Rocky, dernier rivage
J'étais très curieuse de lire Rocky, dernier rivage, tant l'accroche me paraissait prometteuse.
Dans un monde semblant post-apocalyptique, 5 ans après une catastrophe ayant apparemment décimé l'humanité, nous découvrons le quotidien aliéné d'une famille fortunée réfugiée depuis le début des événements sur une île privée et vivant en vase clos depuis lors...
Quel sens donner à sa vie quand tout est prévu pour assurer une survie sans effort, mais sans la moindre interaction autre que familiale ? Comment se construire en tant qu'adulte quand on est un adolescent loin de toute vie, élevé en visionnant des films et des séries parlant d'un monde qui n'existe plus ? Comment ne pas perdre la raison, coincés à vie sur une île avec des personnes qu'on finit par détester ? Quelle hiérarchie peut encore être possible quand la civilisation n'est plus ?

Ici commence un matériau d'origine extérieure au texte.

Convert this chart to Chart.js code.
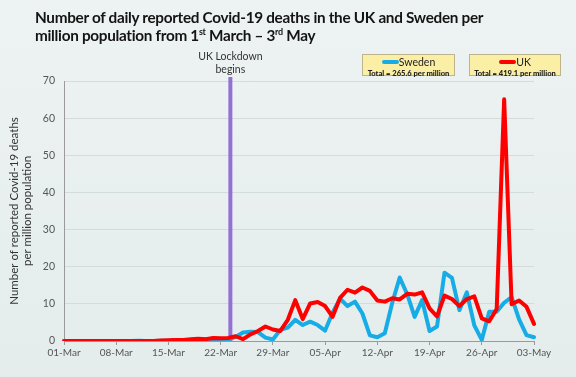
<!DOCTYPE html>
<html>
<head>
<meta charset="utf-8">
<script src="https://cdn.jsdelivr.net/npm/chart.js@4.4.1/dist/chart.umd.min.js"></script>
<style>
  html, body { margin: 0; padding: 0; }
  body { background: #e6efee; width: 576px; height: 377px; overflow: hidden; }
  #wrap { position: relative; width: 576px; height: 377px; background: linear-gradient(#edf3f2, #e4edec); }
  #c { position: absolute; left: 0; top: 0; }
  #title { position: absolute; left: 35px; top: 8px; font-family: Lato, sans-serif; font-weight: 700; font-size: 15.3px; line-height: 18px; color: #141414; letter-spacing: -0.3px; white-space: nowrap; }
  #title sup { font-size: 9px; vertical-align: 6px; line-height: 0; }
  .lg { position: absolute; background: #fbefa6; border: 1px solid #bdb48c; box-sizing: border-box; font-family: Lato, sans-serif; color: #222; text-align: center; }
  .lg .l1 { font-size: 10.5px; line-height: 11px; margin-top: 2px; }
  .lg .bar { display: inline-block; width: 17px; height: 4px; vertical-align: 2px; border-radius: 2px; }
  .lg .l2 { font-size: 7.6px; font-weight: 900; line-height: 8px; margin-top: 1px; }
</style>
</head>
<body>
<div id="wrap">
  <canvas id="c" width="576" height="377"></canvas>
  <div id="title">Number of daily reported Covid-19 deaths in the UK and Sweden per<br>million population from 1<sup>st</sup> March – 3<sup>rd</sup> May</div>
  <div class="lg" id="lgSe" style="left:362px;top:54px;width:93px;height:22px;">
    <div class="l1"><span class="bar" style="background:#18ace6"></span><span id="seName"></span></div>
    <div class="l2" id="seTot"></div>
  </div>
  <div class="lg" id="lgUk" style="left:469px;top:54px;width:92px;height:22px;">
    <div class="l1"><span class="bar" style="background:#ff0000"></span><span id="ukName"></span></div>
    <div class="l2" id="ukTot"></div>
  </div>
</div>
<script>
// Categories: one per day, 01-Mar .. 03-May
const dates = [
  '01-Mar','02-Mar','03-Mar','04-Mar','05-Mar','06-Mar','07-Mar','08-Mar','09-Mar','10-Mar',
  '11-Mar','12-Mar','13-Mar','14-Mar','15-Mar','16-Mar','17-Mar','18-Mar','19-Mar','20-Mar',
  '21-Mar','22-Mar','23-Mar','24-Mar','25-Mar','26-Mar','27-Mar','28-Mar','29-Mar','30-Mar',
  '31-Mar','01-Apr','02-Apr','03-Apr','04-Apr','05-Apr','06-Apr','07-Apr','08-Apr','09-Apr',
  '10-Apr','11-Apr','12-Apr','13-Apr','14-Apr','15-Apr','16-Apr','17-Apr','18-Apr','19-Apr',
  '20-Apr','21-Apr','22-Apr','23-Apr','24-Apr','25-Apr','26-Apr','27-Apr','28-Apr','29-Apr',
  '30-Apr','01-May','02-May','03-May'
];
const tickLabels = ['01-Mar','08-Mar','15-Mar','22-Mar','29-Mar','05-Apr','12-Apr','19-Apr','26-Apr','03-May'];

// Daily reported deaths per million population
const sweden = [
  0, 0, 0, 0, 0, 0, 0, 0, 0, 0,
  0.1, 0, 0, 0.1, 0.1, 0.3, 0.1, 0.3, 0.1, 0.5,
  0.4, 0.1, 0.4, 1.1, 2.3, 2.5, 2.4, 0.9, 0.4, 3.0,
  3.6, 5.7, 4.3, 5.2, 4.3, 2.8, 7.6, 11.4, 9.4, 10.6,
  7.4, 1.5, 1.0, 2.1, 10.3, 17.1, 12.6, 6.5, 11.0, 2.7,
  3.9, 18.4, 17.0, 8.3, 13.1, 4.2, 0.3, 7.9, 7.9, 10.3,
  11.8, 5.8, 1.6, 1.0
];
const uk = [
  0, 0, 0, 0, 0.01, 0.01, 0, 0.01, 0.01, 0.03,
  0.03, 0, 0.03, 0.16, 0.21, 0.29, 0.24, 0.49, 0.59, 0.49,
  0.83, 0.71, 0.8, 1.28, 0.5, 1.8, 2.7, 3.9, 3.1, 2.7,
  5.7, 11.0, 5.9, 10.1, 10.5, 9.4, 6.5, 11.6, 13.8, 13.0,
  14.4, 13.5, 10.9, 10.6, 11.5, 11.2, 12.7, 12.5, 13.1, 8.8,
  6.6, 12.2, 11.3, 9.4, 11.3, 12.0, 6.1, 5.3, 8.6, 65.1,
  9.9, 10.9, 9.2, 4.6
];
const seriesNames = ['Sweden', 'UK'];
const totals = ['Total = 265.6 per million', 'Total = 419.1 per million'];
const yTitle = ['Number of reported Covid-19 deaths', 'per million population'];
const lockdownLabel = ['UK Lockdown', 'begins'];
const lockdownDay = 22.3; // just after 22-Mar tick, as drawn in the reference

document.getElementById('seName').textContent = seriesNames[0];
document.getElementById('ukName').textContent = seriesNames[1];
document.getElementById('seTot').textContent = totals[0];
document.getElementById('ukTot').textContent = totals[1];

const lockdownPlugin = {
  id: 'lockdown',
  beforeDatasetsDraw(chart) {
    const { ctx, scales } = chart;
    const x = scales.x.getPixelForValue(lockdownDay);
    const yBottom = scales.y.getPixelForValue(0);
    ctx.save();
    ctx.strokeStyle = '#9470d6';
    ctx.lineWidth = 4;
    ctx.beginPath();
    ctx.moveTo(x, 77);
    ctx.lineTo(x, yBottom);
    ctx.stroke();
    ctx.fillStyle = '#333';
    ctx.font = '10.5px Lato, sans-serif';
    ctx.textAlign = 'center';
    ctx.textBaseline = 'middle';
    ctx.fillText(lockdownLabel[0], x, 57);
    ctx.fillText(lockdownLabel[1], x, 69.5);
    ctx.restore();
  }
};

new Chart(document.getElementById('c'), {
  type: 'line',
  data: {
    labels: dates,
    datasets: [
      { label: seriesNames[1], data: uk, borderColor: '#ff0000', borderWidth: 4, pointRadius: 0, tension: 0, borderJoinStyle: 'round', borderCapStyle: 'round' },
      { label: seriesNames[0], data: sweden, borderColor: '#18ace6', borderWidth: 4, pointRadius: 0, tension: 0, borderJoinStyle: 'round', borderCapStyle: 'round' }
    ]
  },
  options: {
    responsive: false,
    animation: false,
    devicePixelRatio: 1,
    layout: { padding: { top: 81, right: 42, bottom: 0, left: 0 } },
    plugins: { legend: { display: false }, tooltip: { enabled: false }, title: { display: false } },
    scales: {
      x: {
        type: 'category',
        offset: false,
        afterBuildTicks: (axis) => { axis.ticks = axis.ticks.filter(t => tickLabels.includes(dates[t.value])); },
        afterFit: (axis) => { axis.height = 36; },
        ticks: { autoSkip: false, maxRotation: 0, color: '#555', font: { family: 'Lato, sans-serif', size: 10 }, padding: 2 },
        grid: { display: true, drawOnChartArea: false, drawTicks: true, tickLength: 4, color: '#9a9a9a' },
        border: { display: true, color: '#9a9a9a', width: 1 }
      },
      y: {
        min: 0, max: 70,
        afterFit: (axis) => { axis.width = 64; },
        ticks: { stepSize: 10, color: '#555', font: { family: 'Lato, sans-serif', size: 10.5 }, padding: 9 },
        grid: { color: '#d3dbdb', drawTicks: false, tickLength: 0 },
        border: { display: true, color: '#9a9a9a', width: 1 },
        title: { display: true, text: yTitle, color: '#333', font: { family: 'Lato, sans-serif', size: 11.5 }, padding: { top: 7, bottom: 0 } }
      }
    }
  },
  plugins: [lockdownPlugin]
});
</script>
</body>
</html>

Toutes ces interrogations, et bien d'autres, sont brillamment développées dans ce roman de Thomas Gunzig. À partir d'une situation initiale aussi limpide qu'impeccable, il développe rigoureusement la psychologie de ses personnages tout en alimentant l'univers de son récit par de très judicieux flash-back. Véritable huis-clos, Rocky, dernier rivage tient en effet l'essentiel de ses qualités à l'écriture de ses protagonistes. Thomas Gunzig ne fait en effet pas dans la dentelle, nous présentant des individus, certes archétypaux, mais qui semblent pourtant peu éloignés de la réalité. Les adolescents, surtout, sont présentés avec des névroses qui les rendent parfaitement crédibles et qui nous accrochent à leur devenir. Il y a en effet quelque chose de l'ordre de la catastrophe imminente dans l'atmosphère qui se dégage à la lecture tant cette indolence forcée ne semble pouvoir mener que vers un précipice.
Une seule chose est à déplorer dans ce roman : une fin qui ne m'a pas semblé à la hauteur des enjeux : un peu précipitée, un peu évidente. Elle ne gâche pas toutes les qualités du récit, mais laisse un petit goût de déconvenue.
Cela ne m'empêche pas, cependant, de recommander chaudement la lecture de Rocky, dernier rivage, qui reste réussi sur bien des points.